-- Data shown start --

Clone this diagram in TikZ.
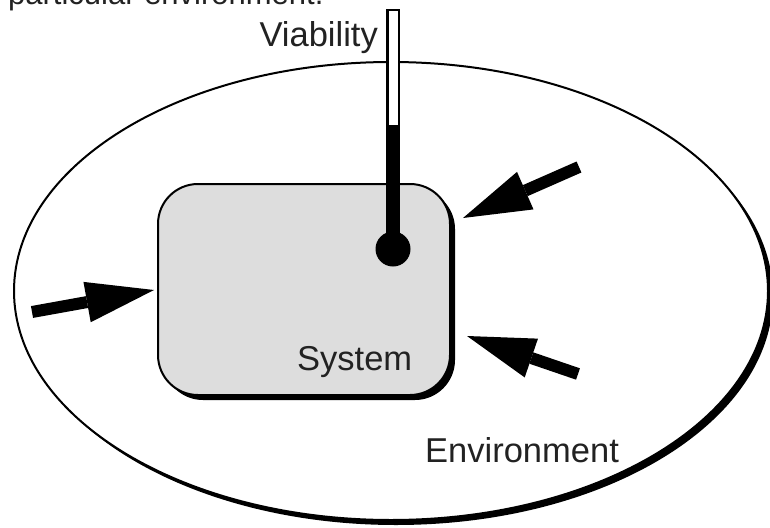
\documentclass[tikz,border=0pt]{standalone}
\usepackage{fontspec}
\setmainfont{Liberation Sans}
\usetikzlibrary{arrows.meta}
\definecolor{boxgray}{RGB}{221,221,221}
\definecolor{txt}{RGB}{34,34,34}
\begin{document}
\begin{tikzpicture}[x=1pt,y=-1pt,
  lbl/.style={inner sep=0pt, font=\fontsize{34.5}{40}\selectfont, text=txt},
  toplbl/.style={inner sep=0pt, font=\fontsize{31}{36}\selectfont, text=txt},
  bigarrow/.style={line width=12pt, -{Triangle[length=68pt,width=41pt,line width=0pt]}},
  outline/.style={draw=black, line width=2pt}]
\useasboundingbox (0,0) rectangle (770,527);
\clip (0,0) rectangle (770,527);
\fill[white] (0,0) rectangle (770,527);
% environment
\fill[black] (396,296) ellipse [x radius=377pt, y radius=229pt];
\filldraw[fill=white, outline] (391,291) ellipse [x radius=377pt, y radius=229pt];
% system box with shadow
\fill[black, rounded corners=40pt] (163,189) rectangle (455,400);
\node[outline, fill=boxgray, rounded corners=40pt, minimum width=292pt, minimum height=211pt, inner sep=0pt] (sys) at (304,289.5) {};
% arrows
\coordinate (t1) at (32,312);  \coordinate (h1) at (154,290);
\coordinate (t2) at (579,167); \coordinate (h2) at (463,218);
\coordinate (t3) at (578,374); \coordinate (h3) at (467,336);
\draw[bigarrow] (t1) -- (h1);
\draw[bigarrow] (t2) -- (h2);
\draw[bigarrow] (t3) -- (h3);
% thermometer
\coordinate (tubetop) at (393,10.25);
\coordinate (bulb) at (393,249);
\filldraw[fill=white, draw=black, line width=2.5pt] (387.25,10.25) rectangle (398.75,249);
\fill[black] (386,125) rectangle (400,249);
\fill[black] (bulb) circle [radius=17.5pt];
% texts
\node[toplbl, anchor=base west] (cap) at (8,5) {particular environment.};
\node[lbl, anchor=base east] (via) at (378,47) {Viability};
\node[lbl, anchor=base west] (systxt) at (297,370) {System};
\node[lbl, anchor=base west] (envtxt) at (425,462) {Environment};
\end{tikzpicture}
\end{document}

-- Data shown end --

=== Exercise brief ===
Restate the whole of the material word for word without the pictures.

=== Solution to the problem ===
Clone this diagram in TikZ.
\documentclass[tikz,border=0pt]{standalone}
\usepackage{fontspec}
\setmainfont{Liberation Sans}
\usetikzlibrary{arrows.meta}
\definecolor{boxgray}{RGB}{221,221,221}
\definecolor{txt}{RGB}{34,34,34}
\begin{document}
\begin{tikzpicture}[x=1pt,y=-1pt,
  lbl/.style={inner sep=0pt, font=\fontsize{34.5}{40}\selectfont, text=txt},
  toplbl/.style={inner sep=0pt, font=\fontsize{31}{36}\selectfont, text=txt},
  bigarrow/.style={line width=12pt, -{Triangle[length=68pt,width=41pt,line width=0pt]}},
  outline/.style={draw=black, line width=2pt}]
\useasboundingbox (0,0) rectangle (770,527);
\clip (0,0) rectangle (770,527);
\fill[white] (0,0) rectangle (770,527);
% environment
\fill[black] (396,296) ellipse [x radius=377pt, y radius=229pt];
\filldraw[fill=white, outline] (391,291) ellipse [x radius=377pt, y radius=229pt];
% system box with shadow
\fill[black, rounded corners=40pt] (163,189) rectangle (455,400);
\node[outline, fill=boxgray, rounded corners=40pt, minimum width=292pt, minimum height=211pt, inner sep=0pt] (sys) at (304,289.5) {};
% arrows
\coordinate (t1) at (32,312);  \coordinate (h1) at (154,290);
\coordinate (t2) at (579,167); \coordinate (h2) at (463,218);
\coordinate (t3) at (578,374); \coordinate (h3) at (467,336);
\draw[bigarrow] (t1) -- (h1);
\draw[bigarrow] (t2) -- (h2);
\draw[bigarrow] (t3) -- (h3);
% thermometer
\coordinate (tubetop) at (393,10.25);
\coordinate (bulb) at (393,249);
\filldraw[fill=white, draw=black, line width=2.5pt] (387.25,10.25) rectangle (398.75,249);
\fill[black] (386,125) rectangle (400,249);
\fill[black] (bulb) circle [radius=17.5pt];
% texts
\node[toplbl, anchor=base west] (cap) at (8,5) {particular environment.};
\node[lbl, anchor=base east] (via) at (378,47) {Viability};
\node[lbl, anchor=base west] (systxt) at (297,370) {System};
\node[lbl, anchor=base west] (envtxt) at (425,462) {Environment};
\end{tikzpicture}
\end{document}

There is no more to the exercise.